Conventional compression usually requires extra facility buildout.
Because traditional compressors do not tolerate wet, unstable inlet conditions, the normal workaround is to install separation ahead of compression. That may mean scrubbers, separators, tanks, heaters, pumps, controls, drains, trucking logistics, and a larger facility footprint. For the operator in this case, that was exactly what it wanted to avoid. The wells were worth saving, but not if the only path forward required turning a simple optimization project into a facility buildout.
Swabbing works - but it is not a stable operating model.
If the compression system were to stop long enough for the wells to fully load up again, the operator indicated that a swabbing rig would be required to unload the wells, at an estimated cost of about $15,000 per event. Swabbing can restore flow by removing enough liquid column to reduce hydrostatic pressure, but it is an intervention, not a continuous operating strategy. It introduces downtime, mobilization cost, and uncertainty. From an economics perspective, poor reliability would quickly destroy value. That is why uptime and autonomous performance were not secondary issues in this case; they were central to project viability.
Fluidstream technical differentiation
Direct multiphase compression
Fluidstream’s core differentiator is that it is purpose-built to compress real production streams containing gas, liquids, and solids, instead of requiring the stream to be cleaned up before compression. That changes the design philosophy completely. Rather than avoiding liquids, Fluidstream uses a liquid-handling methodology designed to safely and efficiently manage incompressible fluids inside the machine. This allows the operator to eliminate separation-first infrastructure and address the actual field problem at the wellsite.
Contained gland-seal architecture
A major operational concern in multiphase service is how to keep the power-fluid side and the produced multiphase stream properly isolated without creating a disposal or leakage problem. Fluidstream’s fully contained gland-seal arrangement separates the power fluid from the multiphase process fluid and is paired with electronic seal wear detection. The result is a design that improves reliability while also giving operators visibility into seal condition. In this Alberta application, no gland seal leakage was reported to date, and the operator did not face an ongoing disposal burden from seal leakage. That is a significant credibility point because sealing and containment are often where complex multiphase systems lose trust in the field.
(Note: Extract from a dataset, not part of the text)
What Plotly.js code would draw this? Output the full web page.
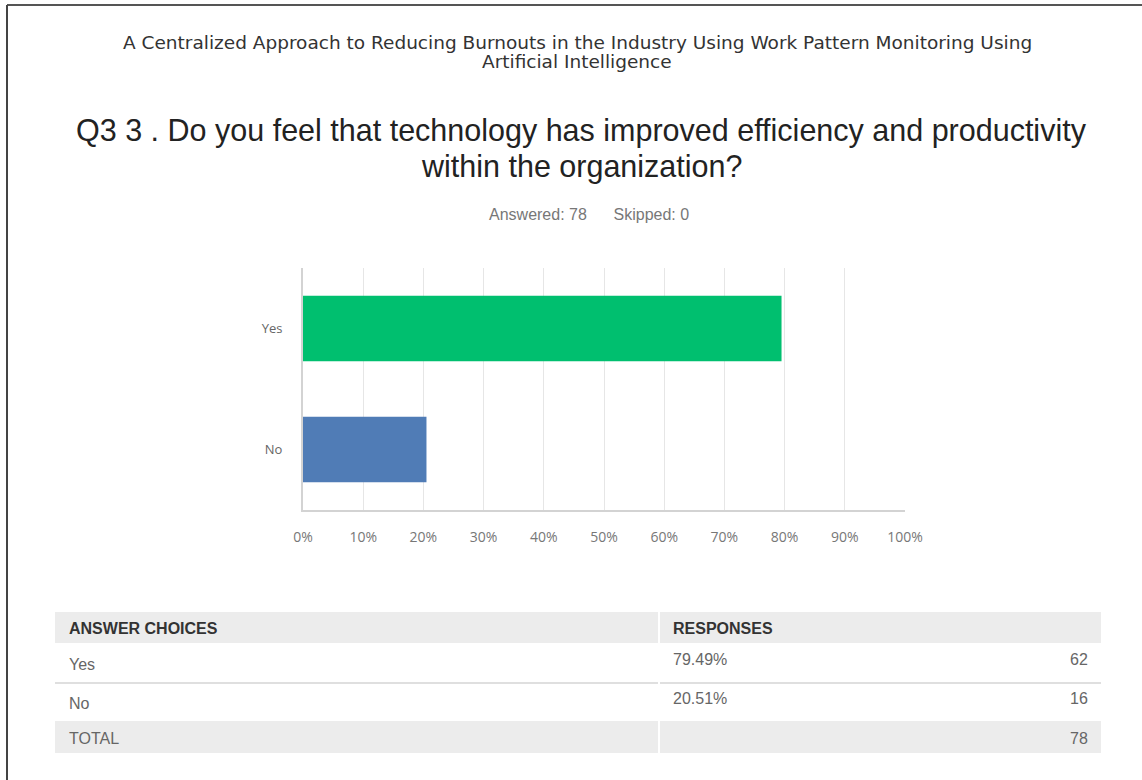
<!DOCTYPE html>
<html>
<head>
<meta charset="utf-8">
<script src="https://cdn.plot.ly/plotly-3.0.1.min.js"></script>
<style>html,body{margin:0;padding:0;background:#fff;}#chart{width:1142px;height:780px;}</style>
</head>
<body>
<div id="chart"></div>
<script>
// ---- data ----
const surveyTitleLines = ["A Centralized Approach to Reducing Burnouts in the Industry Using Work Pattern Monitoring Using", "Artificial Intelligence"];
const questionTitleLines = ["Q3 3 . Do you feel that technology has improved efficiency and productivity", "within the organization?"];
const answered = 78;
const skipped = 0;
const categories = ["Yes", "No"];
const percents = [79.49, 20.51];
const counts = [62, 16];
const barColors = ["#00bf6f", "#507cb6"];
const total = 78;
const xTicks = [0, 10, 20, 30, 40, 50, 60, 70, 80, 90, 100];
const tableHeaders = ["ANSWER CHOICES", "RESPONSES"];
const totalLabel = "TOTAL";

// ---- helpers: pixel -> paper ----
const W = 1142, H = 780;
const px = x => x / W;
const py = y => 1 - y / H;

const trace = {
  type: "bar",
  orientation: "h",
  y: categories,
  x: percents,
  width: 0.54,
  marker: { color: barColors, line: { width: 0 } },
  hoverinfo: "none"
};

const shapes = [];
const annotations = [];

// frame border (top & left)
shapes.push({ type: "line", xref: "paper", yref: "paper", x0: px(7), x1: px(1142), y0: py(5), y1: py(5), line: { color: "#555", width: 2 } });
shapes.push({ type: "line", xref: "paper", yref: "paper", x0: px(7), x1: px(7), y0: py(5), y1: py(780), line: { color: "#444", width: 2 } });

// titles
const subY = [42, 62];
surveyTitleLines.forEach((t, i) => {
  annotations.push({ xref: "paper", yref: "paper", x: px(577), y: py(subY[i]), text: t, showarrow: false, xanchor: "center", yanchor: "middle", font: { family: "DejaVu Sans", size: 18.5, color: "#333" } });
});
const qY = [131, 166];
questionTitleLines.forEach((t, i) => {
  annotations.push({ xref: "paper", yref: "paper", x: px(581), y: py(qY[i]), text: t, showarrow: false, xanchor: "center", yanchor: "middle", font: { family: "Liberation Sans, Arial", size: 30.5, color: "#222" } });
});
annotations.push({ xref: "paper", yref: "paper", x: px(589), y: py(214), text: "Answered: " + answered + "&nbsp;&nbsp;&nbsp;&nbsp;&nbsp;&nbsp;Skipped: " + skipped, showarrow: false, xanchor: "center", yanchor: "middle", font: { family: "Liberation Sans, Arial", size: 16, color: "#777" } });

// table
const tL = 55, tR = 1101, tMid = 659;
const headTop = 612, headBot = 643;
const rowTops = [645, 684];
const totTop = 721, totBot = 753;
const grey = "#ececec";
shapes.push({ type: "rect", xref: "paper", yref: "paper", x0: px(tL), x1: px(tMid - 1), y0: py(headTop), y1: py(headBot), fillcolor: grey, line: { width: 0 } });
shapes.push({ type: "rect", xref: "paper", yref: "paper", x0: px(tMid + 1), x1: px(tR), y0: py(headTop), y1: py(headBot), fillcolor: grey, line: { width: 0 } });
shapes.push({ type: "rect", xref: "paper", yref: "paper", x0: px(tL), x1: px(tMid - 1), y0: py(totTop), y1: py(totBot), fillcolor: grey, line: { width: 0 } });
shapes.push({ type: "rect", xref: "paper", yref: "paper", x0: px(tMid + 1), x1: px(tR), y0: py(totTop), y1: py(totBot), fillcolor: grey, line: { width: 0 } });
shapes.push({ type: "line", xref: "paper", yref: "paper", x0: px(tL), x1: px(tMid - 1), y0: py(683), y1: py(683), line: { color: "#d4d4d4", width: 1.5 } });
shapes.push({ type: "line", xref: "paper", yref: "paper", x0: px(tMid + 1), x1: px(tR), y0: py(683), y1: py(683), line: { color: "#d4d4d4", width: 1.5 } });

const headFont = { family: "Liberation Sans, Arial", size: 16, color: "#333" };
const cellFont = { family: "Liberation Sans, Arial", size: 16, color: "#666" };
annotations.push({ xref: "paper", yref: "paper", x: px(67), y: py(628), text: "<b>" + tableHeaders[0] + "</b>", showarrow: false, xanchor: "left", yanchor: "middle", font: headFont });
annotations.push({ xref: "paper", yref: "paper", x: px(671), y: py(628), text: "<b>" + tableHeaders[1] + "</b>", showarrow: false, xanchor: "left", yanchor: "middle", font: headFont });
categories.forEach((c, i) => {
  annotations.push({ xref: "paper", yref: "paper", x: px(67), y: py(rowTops[i] + 19), text: c, showarrow: false, xanchor: "left", yanchor: "middle", font: cellFont });
  annotations.push({ xref: "paper", yref: "paper", x: px(671), y: py(rowTops[i] + 14), text: percents[i].toFixed(2) + "%", showarrow: false, xanchor: "left", yanchor: "middle", font: cellFont });
  annotations.push({ xref: "paper", yref: "paper", x: px(1090), y: py(rowTops[i] + 14), text: String(counts[i]), showarrow: false, xanchor: "right", yanchor: "middle", font: cellFont });
});
annotations.push({ xref: "paper", yref: "paper", x: px(67), y: py(738), text: totalLabel, showarrow: false, xanchor: "left", yanchor: "middle", font: cellFont });
annotations.push({ xref: "paper", yref: "paper", x: px(1090), y: py(738), text: String(total), showarrow: false, xanchor: "right", yanchor: "middle", font: cellFont });

const layout = {
  width: W, height: H,
  margin: { l: 0, r: 0, t: 0, b: 0 },
  paper_bgcolor: "#fff",
  plot_bgcolor: "#fff",
  showlegend: false,
  xaxis: {
    domain: [px(303), px(905)],
    range: [0, 100],
    tickvals: xTicks,
    ticktext: xTicks.map(v => v + "%"),
    showgrid: true,
    gridcolor: "#e6e6e6",
    gridwidth: 1,
    zeroline: false,
    showline: true,
    linecolor: "#d3d3d3",
    linewidth: 2,
    ticks: "outside",
    ticklen: 13,
    tickcolor: "rgba(0,0,0,0)",
    tickfont: { family: "Open Sans, Liberation Sans", size: 14, color: "#777" },
    fixedrange: true
  },
  yaxis: {
    domain: [py(510), py(268)],
    type: "category",
    autorange: false,
    range: [1.5, -0.5],
    showgrid: false,
    zeroline: false,
    showline: true,
    linecolor: "#d3d3d3",
    linewidth: 2,
    ticks: "outside",
    ticklen: 16,
    tickcolor: "rgba(0,0,0,0)",
    tickfont: { family: "Open Sans, Liberation Sans", size: 13, color: "#666" },
    fixedrange: true
  },
  shapes: shapes,
  annotations: annotations
};

Plotly.newPlot("chart", [trace], layout, { displayModeBar: false, staticPlot: true });
</script>
</body>
</html>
Autonomous control under unstable flow
Multiphase service is not just about surviving liquids; it is about surviving instability. These wells remained on plunger lift cycles, which meant the compression system had to tolerate very broad flow swings. Peak gas flow could reach roughly 95e3 m3/day at certain moments and then taper down to nearly no flow. Liquid rates also fluctuated. Fluidstream’s autonomous control system and mechanical design were able to accommodate variable flow, no-flow periods, transient surges, and liquid slugs without requiring continuous operator involvement. That operating range is part of what made the system valuable here. It did not just compress a steady-state stream; it managed a highly dynamic field reality.
Fit for abrasive and winter service
Fluidstream’s configuration is also designed for abrasive service and adverse field conditions. Its piston and gland-seal systems are configured to support performance in sand-bearing applications, and the controls help protect the system in upset conditions involving solids, temperature swings, and other disturbances. In this case, the MC2270 did not require insulation or heat tracing to operate effectively through extreme winter conditions, despite the presence of water in the produced fluid. That is commercially important because it reduces installation complexity and helps validate the technology for harsh Canadian operating environments.
Alberta deployment reality
The operator in this case is an oil and gas producer with international assets, but the specific project described here was deployed in Alberta, Canada. Newer wells tied into the system had increased line pressure, and the legacy wells on this pad no longer had enough reservoir energy to overcome that backpressure. The two target wells had previously produced gas, condensate, and water, but over time had become effectively non-producing. The operator wanted to avoid a separation-heavy surface solution, did not want to rely on downhole pumping in wells deeper than 2400 m, and had no electrical power on site. Fluidstream installed a gas-driven MC2270 multiphase compressor package using produced gas as fuel. The selected model was well suited because the wells were not characterized by simple steady average flow; they exhibited periodic, high instantaneous gas and liquid rates associated with plunger-lift cycling, followed by sharp tapering. That meant equipment selection had to account for both the peak rates and the low-flow tail, not just the daily average.
Results
The production outcome was material. One well recovered to about 7e3 m3/day of gas and 3 m3/day of condensate. The second recovered to about 3e3 m3/day of gas and 2 m3/day of condensate. Combined, the two wells returned to roughly 10e3 m3/day of gas and 5 m3/day of condensate.
At April 2026 commodity pricing referenced in the source materials, the resulting increase in revenue exceeded C$1.5 million per year. The significance of that number is not merely the size of the uplift. The more important point is that the wells moved from generating virtually no meaningful revenue to producing a solid annual cash contribution without requiring a major new facility build.
Reliability was equally important to the operator. Aside from maintenance, service, and optimization work associated with the gas drive itself, there was no maintenance reported on the Fluidstream compression system. There was no gland seal leakage to date, and the autonomous control system handled slugging, variable flow, and upset conditions without creating operational headaches. For a producer concerned that 24-plus hours of downtime could force a $15,000 swabbing intervention, that runtime performance had direct economic value.